=== STORED DATA ===

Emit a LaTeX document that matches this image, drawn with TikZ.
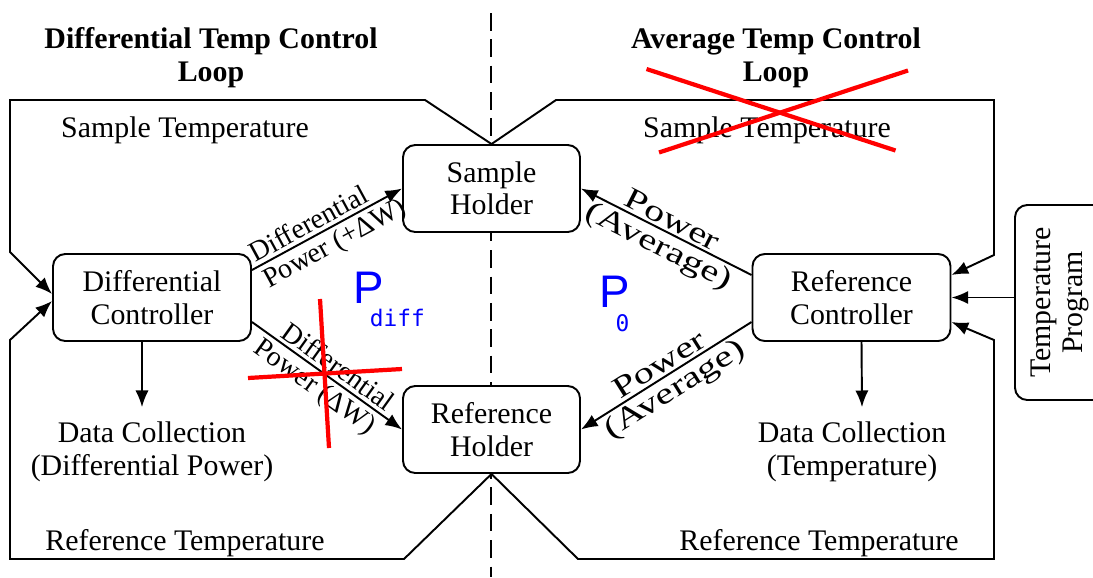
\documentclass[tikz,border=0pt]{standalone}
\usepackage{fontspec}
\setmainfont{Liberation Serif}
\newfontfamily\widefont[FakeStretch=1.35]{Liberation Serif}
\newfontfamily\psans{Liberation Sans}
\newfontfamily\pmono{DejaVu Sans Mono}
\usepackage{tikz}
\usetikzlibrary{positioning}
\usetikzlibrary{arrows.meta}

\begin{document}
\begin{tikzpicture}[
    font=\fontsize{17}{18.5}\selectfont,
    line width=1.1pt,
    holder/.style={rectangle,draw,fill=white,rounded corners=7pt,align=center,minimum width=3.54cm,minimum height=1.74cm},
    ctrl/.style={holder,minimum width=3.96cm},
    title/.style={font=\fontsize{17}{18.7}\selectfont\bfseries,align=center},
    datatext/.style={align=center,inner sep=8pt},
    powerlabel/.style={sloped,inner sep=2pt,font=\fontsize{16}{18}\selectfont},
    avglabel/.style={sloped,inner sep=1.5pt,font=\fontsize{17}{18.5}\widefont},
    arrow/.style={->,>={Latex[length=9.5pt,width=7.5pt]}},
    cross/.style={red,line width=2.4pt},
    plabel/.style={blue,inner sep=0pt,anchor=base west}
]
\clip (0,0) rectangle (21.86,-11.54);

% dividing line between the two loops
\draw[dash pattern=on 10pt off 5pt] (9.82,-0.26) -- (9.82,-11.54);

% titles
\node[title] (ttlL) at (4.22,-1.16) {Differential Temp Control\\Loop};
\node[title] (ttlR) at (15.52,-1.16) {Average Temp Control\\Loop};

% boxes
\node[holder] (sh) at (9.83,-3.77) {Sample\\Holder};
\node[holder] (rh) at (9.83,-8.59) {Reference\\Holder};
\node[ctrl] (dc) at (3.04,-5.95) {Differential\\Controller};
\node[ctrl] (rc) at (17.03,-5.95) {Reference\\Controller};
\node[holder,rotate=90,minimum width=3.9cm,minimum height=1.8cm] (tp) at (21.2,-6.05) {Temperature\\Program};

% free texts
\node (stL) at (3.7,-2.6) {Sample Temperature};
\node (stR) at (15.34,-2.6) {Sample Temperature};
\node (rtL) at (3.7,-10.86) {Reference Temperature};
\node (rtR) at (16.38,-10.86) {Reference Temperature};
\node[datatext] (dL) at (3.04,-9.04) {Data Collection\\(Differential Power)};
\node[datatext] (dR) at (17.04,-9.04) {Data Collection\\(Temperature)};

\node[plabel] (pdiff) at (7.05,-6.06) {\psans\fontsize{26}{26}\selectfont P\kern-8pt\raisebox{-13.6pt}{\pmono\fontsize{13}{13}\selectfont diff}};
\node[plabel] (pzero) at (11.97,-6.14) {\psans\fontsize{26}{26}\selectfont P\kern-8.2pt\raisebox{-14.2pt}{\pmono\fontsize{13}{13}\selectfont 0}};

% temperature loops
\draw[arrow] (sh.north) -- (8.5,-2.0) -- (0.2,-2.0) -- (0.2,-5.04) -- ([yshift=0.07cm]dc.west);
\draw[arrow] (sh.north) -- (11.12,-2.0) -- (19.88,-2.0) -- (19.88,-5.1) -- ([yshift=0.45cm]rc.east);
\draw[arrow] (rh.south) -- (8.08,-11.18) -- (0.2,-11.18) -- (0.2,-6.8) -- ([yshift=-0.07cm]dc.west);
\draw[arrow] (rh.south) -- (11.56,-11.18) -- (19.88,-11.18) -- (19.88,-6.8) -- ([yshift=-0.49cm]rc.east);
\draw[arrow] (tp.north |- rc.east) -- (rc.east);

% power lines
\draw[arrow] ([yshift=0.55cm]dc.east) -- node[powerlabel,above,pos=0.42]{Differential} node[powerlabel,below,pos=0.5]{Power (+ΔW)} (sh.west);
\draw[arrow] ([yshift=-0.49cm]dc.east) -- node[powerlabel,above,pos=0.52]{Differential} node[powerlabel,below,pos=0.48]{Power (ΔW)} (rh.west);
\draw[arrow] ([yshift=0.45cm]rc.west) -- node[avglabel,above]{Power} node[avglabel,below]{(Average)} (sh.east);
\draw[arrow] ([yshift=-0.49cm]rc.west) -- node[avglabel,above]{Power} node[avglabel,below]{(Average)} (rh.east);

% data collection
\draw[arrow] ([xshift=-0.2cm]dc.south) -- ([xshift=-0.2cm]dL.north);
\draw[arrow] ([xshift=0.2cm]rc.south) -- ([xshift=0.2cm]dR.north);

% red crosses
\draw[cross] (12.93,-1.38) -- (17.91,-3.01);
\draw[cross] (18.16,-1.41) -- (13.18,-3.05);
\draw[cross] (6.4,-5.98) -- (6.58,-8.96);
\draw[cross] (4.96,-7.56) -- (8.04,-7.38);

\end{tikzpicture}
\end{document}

===
=== STORED DATA ===

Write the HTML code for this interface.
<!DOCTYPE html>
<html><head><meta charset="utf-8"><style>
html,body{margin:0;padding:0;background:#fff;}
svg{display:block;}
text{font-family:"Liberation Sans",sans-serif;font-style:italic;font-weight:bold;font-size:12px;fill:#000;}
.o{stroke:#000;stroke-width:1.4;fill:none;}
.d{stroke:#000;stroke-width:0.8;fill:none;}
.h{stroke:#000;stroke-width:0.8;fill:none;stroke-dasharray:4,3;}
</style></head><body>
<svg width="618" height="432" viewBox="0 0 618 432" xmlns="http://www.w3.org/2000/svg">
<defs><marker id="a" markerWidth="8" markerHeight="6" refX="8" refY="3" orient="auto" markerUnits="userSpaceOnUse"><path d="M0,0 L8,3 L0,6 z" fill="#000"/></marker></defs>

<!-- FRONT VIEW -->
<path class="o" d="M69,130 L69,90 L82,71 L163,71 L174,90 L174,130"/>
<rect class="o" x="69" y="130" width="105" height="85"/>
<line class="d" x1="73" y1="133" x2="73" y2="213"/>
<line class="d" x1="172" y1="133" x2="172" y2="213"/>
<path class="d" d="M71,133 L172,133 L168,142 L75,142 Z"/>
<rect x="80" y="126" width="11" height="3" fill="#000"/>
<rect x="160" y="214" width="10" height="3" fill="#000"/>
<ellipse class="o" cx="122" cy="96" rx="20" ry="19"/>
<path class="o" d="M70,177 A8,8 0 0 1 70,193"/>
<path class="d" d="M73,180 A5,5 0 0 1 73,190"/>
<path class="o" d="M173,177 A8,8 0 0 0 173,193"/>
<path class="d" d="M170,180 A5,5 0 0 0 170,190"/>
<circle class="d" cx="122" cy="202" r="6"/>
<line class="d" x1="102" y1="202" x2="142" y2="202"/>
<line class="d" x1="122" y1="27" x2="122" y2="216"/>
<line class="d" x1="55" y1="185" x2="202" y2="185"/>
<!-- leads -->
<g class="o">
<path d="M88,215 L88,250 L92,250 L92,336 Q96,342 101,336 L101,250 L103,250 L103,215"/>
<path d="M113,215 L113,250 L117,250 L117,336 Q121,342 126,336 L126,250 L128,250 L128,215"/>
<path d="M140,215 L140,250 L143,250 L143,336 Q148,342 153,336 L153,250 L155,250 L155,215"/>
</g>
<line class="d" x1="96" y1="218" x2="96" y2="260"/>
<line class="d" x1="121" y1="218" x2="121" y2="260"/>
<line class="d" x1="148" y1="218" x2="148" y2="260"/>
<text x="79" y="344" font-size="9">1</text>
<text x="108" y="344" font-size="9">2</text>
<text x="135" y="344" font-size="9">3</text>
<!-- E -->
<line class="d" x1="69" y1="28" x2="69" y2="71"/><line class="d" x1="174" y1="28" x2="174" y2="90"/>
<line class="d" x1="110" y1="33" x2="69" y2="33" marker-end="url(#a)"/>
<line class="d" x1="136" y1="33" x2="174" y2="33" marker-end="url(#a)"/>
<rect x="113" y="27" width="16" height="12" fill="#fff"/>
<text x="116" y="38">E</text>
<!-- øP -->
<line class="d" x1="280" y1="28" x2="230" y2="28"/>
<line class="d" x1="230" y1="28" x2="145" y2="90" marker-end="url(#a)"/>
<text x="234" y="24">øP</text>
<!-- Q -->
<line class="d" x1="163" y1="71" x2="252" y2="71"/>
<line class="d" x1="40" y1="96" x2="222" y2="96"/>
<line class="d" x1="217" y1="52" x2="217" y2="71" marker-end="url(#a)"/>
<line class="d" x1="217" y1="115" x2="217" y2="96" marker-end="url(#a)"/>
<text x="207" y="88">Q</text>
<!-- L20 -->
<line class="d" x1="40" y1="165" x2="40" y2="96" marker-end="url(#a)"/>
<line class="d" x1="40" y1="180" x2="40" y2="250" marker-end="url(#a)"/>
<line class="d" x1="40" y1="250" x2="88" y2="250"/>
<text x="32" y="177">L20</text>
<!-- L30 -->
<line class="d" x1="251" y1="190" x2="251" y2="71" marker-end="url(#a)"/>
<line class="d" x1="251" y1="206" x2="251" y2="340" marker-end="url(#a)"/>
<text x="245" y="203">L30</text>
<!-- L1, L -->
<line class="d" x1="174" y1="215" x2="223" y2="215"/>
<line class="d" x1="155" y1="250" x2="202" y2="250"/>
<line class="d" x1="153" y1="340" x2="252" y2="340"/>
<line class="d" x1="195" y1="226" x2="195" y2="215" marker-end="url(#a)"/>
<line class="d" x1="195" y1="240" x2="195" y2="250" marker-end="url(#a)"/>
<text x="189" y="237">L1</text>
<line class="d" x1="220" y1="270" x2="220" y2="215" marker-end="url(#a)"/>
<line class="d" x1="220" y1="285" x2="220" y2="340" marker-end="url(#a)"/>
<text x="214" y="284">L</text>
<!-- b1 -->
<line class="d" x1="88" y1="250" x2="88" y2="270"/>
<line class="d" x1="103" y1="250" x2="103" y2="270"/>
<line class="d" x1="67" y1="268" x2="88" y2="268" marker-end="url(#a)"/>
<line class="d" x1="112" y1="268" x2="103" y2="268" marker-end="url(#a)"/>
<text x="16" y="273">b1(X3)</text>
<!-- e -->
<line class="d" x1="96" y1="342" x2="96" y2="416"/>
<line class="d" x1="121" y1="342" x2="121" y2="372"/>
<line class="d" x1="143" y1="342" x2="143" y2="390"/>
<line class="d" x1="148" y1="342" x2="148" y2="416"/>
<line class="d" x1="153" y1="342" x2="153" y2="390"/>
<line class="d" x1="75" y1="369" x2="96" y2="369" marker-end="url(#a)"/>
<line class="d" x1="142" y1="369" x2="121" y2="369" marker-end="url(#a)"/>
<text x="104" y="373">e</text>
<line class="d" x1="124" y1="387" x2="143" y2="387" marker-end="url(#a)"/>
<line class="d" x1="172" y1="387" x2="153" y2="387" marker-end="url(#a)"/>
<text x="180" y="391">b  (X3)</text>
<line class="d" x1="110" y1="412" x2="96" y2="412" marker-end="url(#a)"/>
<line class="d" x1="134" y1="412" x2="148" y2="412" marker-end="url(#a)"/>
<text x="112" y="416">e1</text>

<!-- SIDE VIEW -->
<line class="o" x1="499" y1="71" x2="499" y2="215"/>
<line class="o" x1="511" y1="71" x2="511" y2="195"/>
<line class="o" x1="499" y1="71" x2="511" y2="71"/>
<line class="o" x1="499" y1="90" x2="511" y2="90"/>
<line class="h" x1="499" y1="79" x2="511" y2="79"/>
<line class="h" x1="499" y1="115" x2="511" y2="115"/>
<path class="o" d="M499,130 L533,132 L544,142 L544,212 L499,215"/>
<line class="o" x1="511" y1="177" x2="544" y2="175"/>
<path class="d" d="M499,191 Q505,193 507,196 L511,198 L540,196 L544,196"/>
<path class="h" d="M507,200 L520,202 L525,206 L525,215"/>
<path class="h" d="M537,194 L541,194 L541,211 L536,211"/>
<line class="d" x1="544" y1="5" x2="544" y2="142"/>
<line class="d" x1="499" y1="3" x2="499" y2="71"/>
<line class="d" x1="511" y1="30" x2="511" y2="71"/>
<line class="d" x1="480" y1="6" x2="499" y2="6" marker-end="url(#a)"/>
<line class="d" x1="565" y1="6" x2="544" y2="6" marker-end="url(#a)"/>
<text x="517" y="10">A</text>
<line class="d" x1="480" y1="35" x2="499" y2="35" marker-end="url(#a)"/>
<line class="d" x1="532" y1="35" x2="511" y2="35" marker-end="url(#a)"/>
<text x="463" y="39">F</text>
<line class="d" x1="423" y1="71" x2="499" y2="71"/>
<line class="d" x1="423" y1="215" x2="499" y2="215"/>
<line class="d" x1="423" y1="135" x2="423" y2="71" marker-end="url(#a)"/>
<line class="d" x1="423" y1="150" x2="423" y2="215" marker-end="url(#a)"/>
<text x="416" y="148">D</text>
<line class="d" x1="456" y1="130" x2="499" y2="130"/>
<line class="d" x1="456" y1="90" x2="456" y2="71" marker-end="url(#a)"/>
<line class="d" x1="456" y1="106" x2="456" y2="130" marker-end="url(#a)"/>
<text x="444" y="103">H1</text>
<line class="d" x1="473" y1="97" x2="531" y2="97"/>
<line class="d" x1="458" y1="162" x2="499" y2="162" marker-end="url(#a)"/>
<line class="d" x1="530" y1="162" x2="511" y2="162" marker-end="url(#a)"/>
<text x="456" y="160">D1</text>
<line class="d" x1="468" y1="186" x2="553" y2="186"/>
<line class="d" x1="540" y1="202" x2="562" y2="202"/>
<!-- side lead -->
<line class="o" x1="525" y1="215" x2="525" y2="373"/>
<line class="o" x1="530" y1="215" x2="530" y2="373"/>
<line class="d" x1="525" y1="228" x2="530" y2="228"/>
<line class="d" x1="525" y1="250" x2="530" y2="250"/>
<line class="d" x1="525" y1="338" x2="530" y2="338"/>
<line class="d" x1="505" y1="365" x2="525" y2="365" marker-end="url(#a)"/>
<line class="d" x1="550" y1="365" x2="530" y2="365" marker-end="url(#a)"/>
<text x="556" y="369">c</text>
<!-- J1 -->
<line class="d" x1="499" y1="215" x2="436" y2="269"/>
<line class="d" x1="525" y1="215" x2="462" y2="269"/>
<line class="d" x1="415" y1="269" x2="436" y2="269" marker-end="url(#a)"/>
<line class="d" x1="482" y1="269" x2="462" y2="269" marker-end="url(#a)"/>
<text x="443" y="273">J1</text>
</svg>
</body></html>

===

The lines to collect are those holding the string "this"; copy them all.

Emit a LaTeX document that matches this image, drawn with TikZ.
Write the HTML code for this interface.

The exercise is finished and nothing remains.